• **WORK INSTRUCTIONS**
Both boundary lines count: repeat, exactly and alone, the lines from the one containing "Emit a LaTeX" to the one containing "(apex) -- (rfoot);", with pictures left out.

• **EXERCISE INPUTS**
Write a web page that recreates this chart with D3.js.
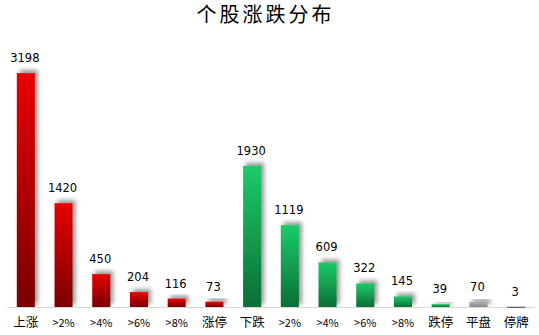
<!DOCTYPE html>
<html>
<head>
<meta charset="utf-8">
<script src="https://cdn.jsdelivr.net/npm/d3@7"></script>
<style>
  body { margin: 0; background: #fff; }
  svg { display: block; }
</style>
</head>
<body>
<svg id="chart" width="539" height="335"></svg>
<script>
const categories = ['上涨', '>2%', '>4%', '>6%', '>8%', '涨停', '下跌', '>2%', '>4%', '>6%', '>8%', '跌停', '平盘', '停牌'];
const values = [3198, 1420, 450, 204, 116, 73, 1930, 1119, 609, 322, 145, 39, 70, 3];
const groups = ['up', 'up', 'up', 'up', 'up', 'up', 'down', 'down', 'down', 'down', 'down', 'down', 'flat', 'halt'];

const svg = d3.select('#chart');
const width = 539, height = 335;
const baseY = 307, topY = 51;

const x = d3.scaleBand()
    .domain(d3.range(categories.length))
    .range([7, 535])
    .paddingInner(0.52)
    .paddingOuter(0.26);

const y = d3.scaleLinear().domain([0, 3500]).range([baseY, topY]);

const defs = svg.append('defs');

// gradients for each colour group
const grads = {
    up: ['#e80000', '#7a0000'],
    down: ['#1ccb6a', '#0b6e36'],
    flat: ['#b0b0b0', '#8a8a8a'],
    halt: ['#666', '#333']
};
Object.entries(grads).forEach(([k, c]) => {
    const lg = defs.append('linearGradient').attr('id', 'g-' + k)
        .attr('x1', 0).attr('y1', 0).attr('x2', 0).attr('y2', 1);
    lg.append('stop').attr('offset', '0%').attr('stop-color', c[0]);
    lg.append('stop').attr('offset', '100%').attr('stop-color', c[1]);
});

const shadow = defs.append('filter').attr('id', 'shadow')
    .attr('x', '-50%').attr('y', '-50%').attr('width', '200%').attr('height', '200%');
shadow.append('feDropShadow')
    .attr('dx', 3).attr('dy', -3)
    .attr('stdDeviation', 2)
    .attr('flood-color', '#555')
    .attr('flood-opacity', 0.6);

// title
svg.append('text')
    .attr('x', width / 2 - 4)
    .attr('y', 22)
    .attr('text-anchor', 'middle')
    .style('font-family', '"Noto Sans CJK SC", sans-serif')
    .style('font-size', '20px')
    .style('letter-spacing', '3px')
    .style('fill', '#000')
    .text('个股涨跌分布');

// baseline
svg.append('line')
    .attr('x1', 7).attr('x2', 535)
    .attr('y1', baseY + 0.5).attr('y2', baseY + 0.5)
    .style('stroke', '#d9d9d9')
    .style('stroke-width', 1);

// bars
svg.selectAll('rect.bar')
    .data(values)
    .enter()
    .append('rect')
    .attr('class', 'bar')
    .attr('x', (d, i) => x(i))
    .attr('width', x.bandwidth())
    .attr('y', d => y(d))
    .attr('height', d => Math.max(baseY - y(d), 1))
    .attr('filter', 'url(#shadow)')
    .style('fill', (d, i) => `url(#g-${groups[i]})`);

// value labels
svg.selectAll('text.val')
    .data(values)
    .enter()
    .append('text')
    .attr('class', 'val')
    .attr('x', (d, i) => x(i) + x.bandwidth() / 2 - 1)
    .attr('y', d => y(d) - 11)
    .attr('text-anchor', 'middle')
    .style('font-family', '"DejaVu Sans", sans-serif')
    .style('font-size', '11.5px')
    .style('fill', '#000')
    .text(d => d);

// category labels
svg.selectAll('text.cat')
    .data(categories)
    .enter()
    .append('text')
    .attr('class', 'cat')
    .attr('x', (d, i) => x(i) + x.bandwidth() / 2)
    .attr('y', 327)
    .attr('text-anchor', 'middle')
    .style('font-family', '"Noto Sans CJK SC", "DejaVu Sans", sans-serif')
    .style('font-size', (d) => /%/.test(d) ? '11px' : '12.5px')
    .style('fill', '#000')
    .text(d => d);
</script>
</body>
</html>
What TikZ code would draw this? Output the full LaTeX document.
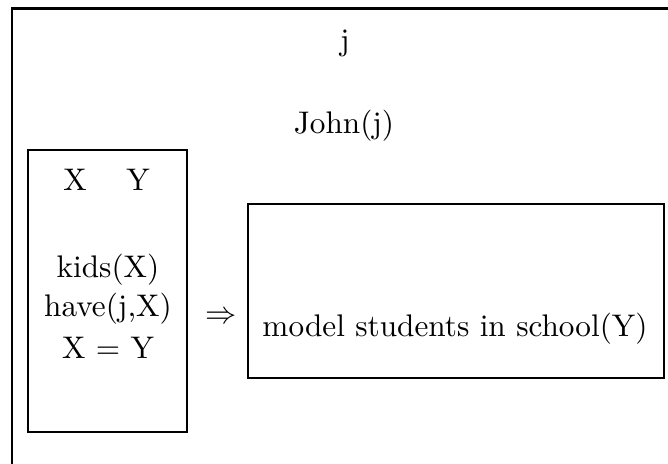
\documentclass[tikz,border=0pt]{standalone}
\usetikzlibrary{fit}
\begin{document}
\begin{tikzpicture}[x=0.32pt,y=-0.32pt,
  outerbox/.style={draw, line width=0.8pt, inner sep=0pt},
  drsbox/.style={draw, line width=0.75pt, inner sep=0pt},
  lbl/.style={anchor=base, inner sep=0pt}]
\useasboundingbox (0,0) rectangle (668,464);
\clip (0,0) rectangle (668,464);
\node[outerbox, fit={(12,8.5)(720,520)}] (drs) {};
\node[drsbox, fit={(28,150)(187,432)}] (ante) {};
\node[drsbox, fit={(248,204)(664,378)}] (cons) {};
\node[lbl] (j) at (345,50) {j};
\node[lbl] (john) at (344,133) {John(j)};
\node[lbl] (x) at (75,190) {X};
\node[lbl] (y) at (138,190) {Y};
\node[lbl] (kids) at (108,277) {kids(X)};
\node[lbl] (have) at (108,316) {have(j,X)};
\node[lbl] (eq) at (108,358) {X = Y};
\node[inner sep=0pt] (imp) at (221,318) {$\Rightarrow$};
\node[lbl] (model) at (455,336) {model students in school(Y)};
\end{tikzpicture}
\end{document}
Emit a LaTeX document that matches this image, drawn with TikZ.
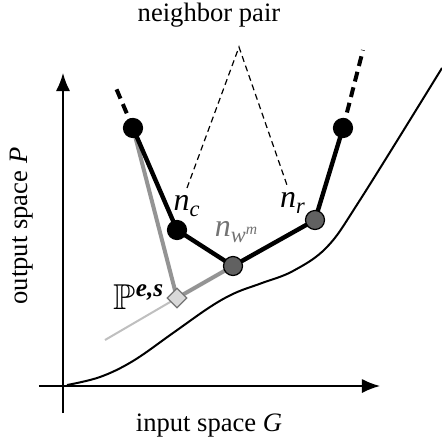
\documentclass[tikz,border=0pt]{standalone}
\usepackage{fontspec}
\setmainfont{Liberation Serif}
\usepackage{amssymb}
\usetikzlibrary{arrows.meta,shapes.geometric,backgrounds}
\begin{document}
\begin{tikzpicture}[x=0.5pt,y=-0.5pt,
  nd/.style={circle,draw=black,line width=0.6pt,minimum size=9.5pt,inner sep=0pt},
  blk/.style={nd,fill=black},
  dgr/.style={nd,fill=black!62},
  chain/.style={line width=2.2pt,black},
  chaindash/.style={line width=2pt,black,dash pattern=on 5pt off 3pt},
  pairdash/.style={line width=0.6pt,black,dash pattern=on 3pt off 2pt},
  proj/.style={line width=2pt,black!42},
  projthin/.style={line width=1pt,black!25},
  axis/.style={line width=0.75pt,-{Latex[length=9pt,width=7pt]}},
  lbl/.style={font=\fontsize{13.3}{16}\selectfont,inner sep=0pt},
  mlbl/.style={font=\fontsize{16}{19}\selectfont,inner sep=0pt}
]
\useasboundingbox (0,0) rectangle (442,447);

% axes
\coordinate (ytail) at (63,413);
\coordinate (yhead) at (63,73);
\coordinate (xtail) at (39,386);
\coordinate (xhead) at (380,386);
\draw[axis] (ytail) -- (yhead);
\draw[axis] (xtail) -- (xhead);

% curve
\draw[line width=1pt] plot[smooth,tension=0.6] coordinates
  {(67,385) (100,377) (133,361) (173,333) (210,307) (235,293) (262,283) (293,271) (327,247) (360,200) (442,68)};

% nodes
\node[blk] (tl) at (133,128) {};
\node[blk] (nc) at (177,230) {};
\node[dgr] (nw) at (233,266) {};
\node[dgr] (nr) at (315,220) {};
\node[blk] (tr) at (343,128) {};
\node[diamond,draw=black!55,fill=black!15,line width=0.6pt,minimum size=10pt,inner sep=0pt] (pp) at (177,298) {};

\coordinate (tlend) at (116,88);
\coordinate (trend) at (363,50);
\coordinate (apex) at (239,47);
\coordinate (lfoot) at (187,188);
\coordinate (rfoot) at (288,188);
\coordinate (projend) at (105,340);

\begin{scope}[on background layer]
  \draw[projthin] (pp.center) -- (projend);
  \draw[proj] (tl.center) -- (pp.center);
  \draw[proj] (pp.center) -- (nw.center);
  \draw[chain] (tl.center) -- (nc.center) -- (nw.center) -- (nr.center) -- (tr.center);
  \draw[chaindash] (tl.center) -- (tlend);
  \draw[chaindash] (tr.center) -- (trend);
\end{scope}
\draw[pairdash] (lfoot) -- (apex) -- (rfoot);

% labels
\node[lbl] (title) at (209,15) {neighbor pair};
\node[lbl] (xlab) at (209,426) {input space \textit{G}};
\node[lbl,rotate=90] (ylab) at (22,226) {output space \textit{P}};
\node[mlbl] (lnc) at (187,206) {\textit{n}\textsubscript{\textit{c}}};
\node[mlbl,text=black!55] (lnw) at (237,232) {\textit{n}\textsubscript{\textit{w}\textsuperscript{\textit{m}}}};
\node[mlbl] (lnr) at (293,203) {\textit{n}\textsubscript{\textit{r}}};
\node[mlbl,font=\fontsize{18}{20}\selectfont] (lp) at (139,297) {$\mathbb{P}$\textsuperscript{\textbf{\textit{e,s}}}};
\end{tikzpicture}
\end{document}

• **OUTPUT OF THE EXERCISE**
Emit a LaTeX document that matches this image, drawn with TikZ.
\documentclass[tikz,border=0pt]{standalone}
\usepackage{fontspec}
\setmainfont{Liberation Serif}
\usepackage{amssymb}
\usetikzlibrary{arrows.meta,shapes.geometric,backgrounds}
\begin{document}
\begin{tikzpicture}[x=0.5pt,y=-0.5pt,
  nd/.style={circle,draw=black,line width=0.6pt,minimum size=9.5pt,inner sep=0pt},
  blk/.style={nd,fill=black},
  dgr/.style={nd,fill=black!62},
  chain/.style={line width=2.2pt,black},
  chaindash/.style={line width=2pt,black,dash pattern=on 5pt off 3pt},
  pairdash/.style={line width=0.6pt,black,dash pattern=on 3pt off 2pt},
  proj/.style={line width=2pt,black!42},
  projthin/.style={line width=1pt,black!25},
  axis/.style={line width=0.75pt,-{Latex[length=9pt,width=7pt]}},
  lbl/.style={font=\fontsize{13.3}{16}\selectfont,inner sep=0pt},
  mlbl/.style={font=\fontsize{16}{19}\selectfont,inner sep=0pt}
]
\useasboundingbox (0,0) rectangle (442,447);

% axes
\coordinate (ytail) at (63,413);
\coordinate (yhead) at (63,73);
\coordinate (xtail) at (39,386);
\coordinate (xhead) at (380,386);
\draw[axis] (ytail) -- (yhead);
\draw[axis] (xtail) -- (xhead);

% curve
\draw[line width=1pt] plot[smooth,tension=0.6] coordinates
  {(67,385) (100,377) (133,361) (173,333) (210,307) (235,293) (262,283) (293,271) (327,247) (360,200) (442,68)};

% nodes
\node[blk] (tl) at (133,128) {};
\node[blk] (nc) at (177,230) {};
\node[dgr] (nw) at (233,266) {};
\node[dgr] (nr) at (315,220) {};
\node[blk] (tr) at (343,128) {};
\node[diamond,draw=black!55,fill=black!15,line width=0.6pt,minimum size=10pt,inner sep=0pt] (pp) at (177,298) {};

\coordinate (tlend) at (116,88);
\coordinate (trend) at (363,50);
\coordinate (apex) at (239,47);
\coordinate (lfoot) at (187,188);
\coordinate (rfoot) at (288,188);
\coordinate (projend) at (105,340);

\begin{scope}[on background layer]
  \draw[projthin] (pp.center) -- (projend);
  \draw[proj] (tl.center) -- (pp.center);
  \draw[proj] (pp.center) -- (nw.center);
  \draw[chain] (tl.center) -- (nc.center) -- (nw.center) -- (nr.center) -- (tr.center);
  \draw[chaindash] (tl.center) -- (tlend);
  \draw[chaindash] (tr.center) -- (trend);
\end{scope}
\draw[pairdash] (lfoot) -- (apex) -- (rfoot);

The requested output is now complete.